When I was finishing my session in the State Hospital, Carstairs, last week, I asked what they’d like me to do on my next visit in February. The patients said they were doing an animation project, so we agreed we’d do poems inspired by film generally, and animation in particular. By coincidence, the following evening I was at the Neu Reekie event in the Scottish Boot Trust, organised by Kevin Williamson and Michael Pedersen, where the evening consisted of poetry, music and animated films. So that’s got me thinking about links between poetry and film.
I’ve enjoyed the poemfilms made by Alastair Cook, where he creates a unity between moving visual images and the sound of poets reading their work. He has made several poemfilms with poets I admire, such as Morgan Downie and Andrew Philip, and I was delighted recently when Alastair asked me to record a poem to feature in a future film. StAnza, a couple of years ago, had Films and Poetry as one of its themes, and I was surprised by the range and diversity of films featuring poetry. Music and film are natural companions; I remember seeing the film Jazz On a Summer’s Day back in 1959, and being knocked out by the way the images of ripples in the harbour beautifully matched Jimmy Giuffre’s tune, The Train and the River. I think it’s more difficult – perhaps because more rare – to match poetry and film. And yet there are some very good films which feature poetry. But are there examples of the other way round – poems about film? I’m sure there must be, so I’m going to trawl through my poetry collection to find examples before I go back to Carstairs next month.
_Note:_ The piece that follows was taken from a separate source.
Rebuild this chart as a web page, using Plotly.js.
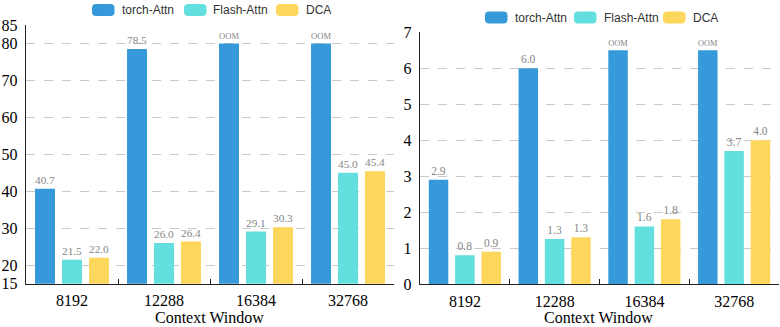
<!DOCTYPE html>
<html>
<head>
<meta charset="utf-8">
<script src="https://cdn.plot.ly/plotly-3.0.1.min.js"></script>
<style>html,body{margin:0;padding:0;background:#fff;}#chart{width:780px;height:327px;}</style>
</head>
<body>
<div id="chart"></div>
<script>
// ---- data ----
const categories = ['8192', '12288', '16384', '32768'];
const seriesNames = ['torch-Attn', 'Flash-Attn', 'DCA'];

const leftTorch = [40.7, 78.5, 80, 80];
const leftTorchText = ['40.7', '78.5', 'OOM', 'OOM'];
const leftFlash = [21.5, 26.0, 29.1, 45.0];
const leftFlashText = ['21.5', '26.0', '29.1', '45.0'];
const leftDCA = [22.0, 26.4, 30.3, 45.4];
const leftDCAText = ['22.0', '26.4', '30.3', '45.4'];

const rightTorch = [2.9, 6.0, 6.5, 6.5];
const rightTorchText = ['2.9', '6.0', 'OOM', 'OOM'];
const rightFlash = [0.8, 1.25, 1.6, 3.7];
const rightFlashText = ['0.8', '1.3', '1.6', '3.7'];
const rightDCA = [0.9, 1.3, 1.8, 4.0];
const rightDCAText = ['0.9', '1.3', '1.8', '4.0'];

const leftTickVals = [15, 20, 30, 40, 50, 60, 70, 80, 85];
const rightTickVals = [0, 1, 2, 3, 4, 5, 6, 7];
const xTitle = 'Context Window';

// ---- style ----
const colors = ['#369ADA', '#62DFDE', '#FDD65C'];
const W = 780, H = 327;
const px = x => x / W;
const py = y => 1 - y / H;
const serif = "'Liberation Serif', serif";
const sans = "'Liberation Sans', sans-serif";

function bar(name, y, text, i, xa, ya) {
  return {
    type: 'bar', name: name, x: categories, y: y, text: text,
    xaxis: xa, yaxis: ya, showlegend: false,
    marker: {color: colors[i], line: {width: 0}},
    textposition: 'outside', cliponaxis: false,
    textfont: {family: serif, size: 11.5, color: '#858585'},
    hoverinfo: 'x+y'
  };
}

const traces = [
  bar(seriesNames[0], leftTorch, leftTorchText, 0, 'x', 'y'),
  bar(seriesNames[1], leftFlash, leftFlashText, 1, 'x', 'y'),
  bar(seriesNames[2], leftDCA, leftDCAText, 2, 'x', 'y'),
  bar(seriesNames[0], rightTorch, rightTorchText, 0, 'x2', 'y2'),
  bar(seriesNames[1], rightFlash, rightFlashText, 1, 'x2', 'y2'),
  bar(seriesNames[2], rightDCA, rightDCAText, 2, 'x2', 'y2')
];

// custom legends (rounded swatches)
function roundRect(x0, y0, x1, y1, r) {
  const X = v => px(v), Y = v => py(v);
  return `M${X(x0 + r)},${Y(y0)} L${X(x1 - r)},${Y(y0)} Q${X(x1)},${Y(y0)} ${X(x1)},${Y(y0 + r)} ` +
         `L${X(x1)},${Y(y1 - r)} Q${X(x1)},${Y(y1)} ${X(x1 - r)},${Y(y1)} ` +
         `L${X(x0 + r)},${Y(y1)} Q${X(x0)},${Y(y1)} ${X(x0)},${Y(y1 - r)} ` +
         `L${X(x0)},${Y(y0 + r)} Q${X(x0)},${Y(y0)} ${X(x0 + r)},${Y(y0)} Z`;
}
const legendDefs = [
  {cy: 10, swatches: [92, 184, 276]},
  {cy: 17.5, swatches: [485, 574, 663]}
];
const shapes = [];
const annotations = [];
legendDefs.forEach(L => {
  L.swatches.forEach((sx, i) => {
    shapes.push({type: 'path', xref: 'paper', yref: 'paper',
      path: roundRect(sx, L.cy - 6, sx + 22.5, L.cy + 6, 4),
      fillcolor: colors[i], line: {width: 0}});
    annotations.push({xref: 'paper', yref: 'paper', x: px(sx + 27.5), y: py(L.cy),
      xanchor: 'left', yanchor: 'middle', showarrow: false, text: seriesNames[i],
      font: {family: sans, size: 12, color: '#333'}});
  });
});
// axis titles
annotations.push({xref: 'paper', yref: 'paper', x: px(209), y: py(317), xanchor: 'center', yanchor: 'middle',
  showarrow: false, text: xTitle, font: {family: serif, size: 16, color: '#000'}});
annotations.push({xref: 'paper', yref: 'paper', x: px(598), y: py(317), xanchor: 'center', yanchor: 'middle',
  showarrow: false, text: xTitle, font: {family: serif, size: 16, color: '#000'}});

function xAxis(domain, anchor) {
  return {
    type: 'category', tickson: 'boundaries', ticks: 'inside', ticklen: 5, tickwidth: 1,
    tickcolor: '#222', showline: true, linecolor: '#222', linewidth: 1.3,
    showgrid: false, zeroline: false, automargin: false, fixedrange: true,
    tickfont: {family: serif, size: 16, color: '#000'}, ticklabelstandoff: 2,
    domain: domain, anchor: anchor
  };
}
function yAxis(domain, anchor, range, vals) {
  return {
    showline: true, linecolor: '#222', linewidth: 1.3, ticks: '', zeroline: false,
    showgrid: true, gridcolor: '#c9c9c9', griddash: 'dash', gridwidth: 1,
    automargin: false, fixedrange: true, ticklabelstandoff: 4,
    tickfont: {family: serif, size: 16, color: '#000'},
    domain: domain, anchor: anchor, range: range, tickmode: 'array', tickvals: vals
  };
}

const layout = {
  width: W, height: H,
  margin: {l: 0, r: 0, t: 0, b: 0},
  paper_bgcolor: '#fff', plot_bgcolor: '#fff',
  font: {family: serif},
  barmode: 'group', bargap: 0.12, bargroupgap: 0.26,
  showlegend: false,
  xaxis: xAxis([px(26), px(394)], 'y'),
  yaxis: yAxis([py(283.7), py(25)], 'x', [15, 85], leftTickVals),
  xaxis2: xAxis([px(420), px(779)], 'y2'),
  yaxis2: yAxis([py(284), py(32.3)], 'x2', [0, 7], rightTickVals),
  shapes: shapes,
  annotations: annotations
};

Plotly.newPlot('chart', traces, layout, {displayModeBar: false, staticPlot: true});
</script>
</body>
</html>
I took with me this time a book of poetry, The Blasting of Billy P, by (Eric) Rayne McKinnon. Eric had been a patient in Carstairs for around 14 years, from the 1980s, and the title poem describes life there at that time. I wanted to compare conditions then with conditions now, and to look forward to the changes the patients will encounter later this year, when they move into new accommodation. I was very moved to discover that two of the patients and one of the staff in the Book Group remembered Eric. One had been his room-mate, and he remembers him constantly writing poetry. He became very animated, describing Eric and his life in hospital, and he in turn was moved to discover the respect in which Rayne McKinnon is still held as a poet, and the extent to which he has been anthologised and published. McKinnon died in 2002, having lived successfully ‘in the community’ in Edinburgh for several years. We were able to agree that his story is a triumph of the human spirit. It was a very emotional and uplifting session.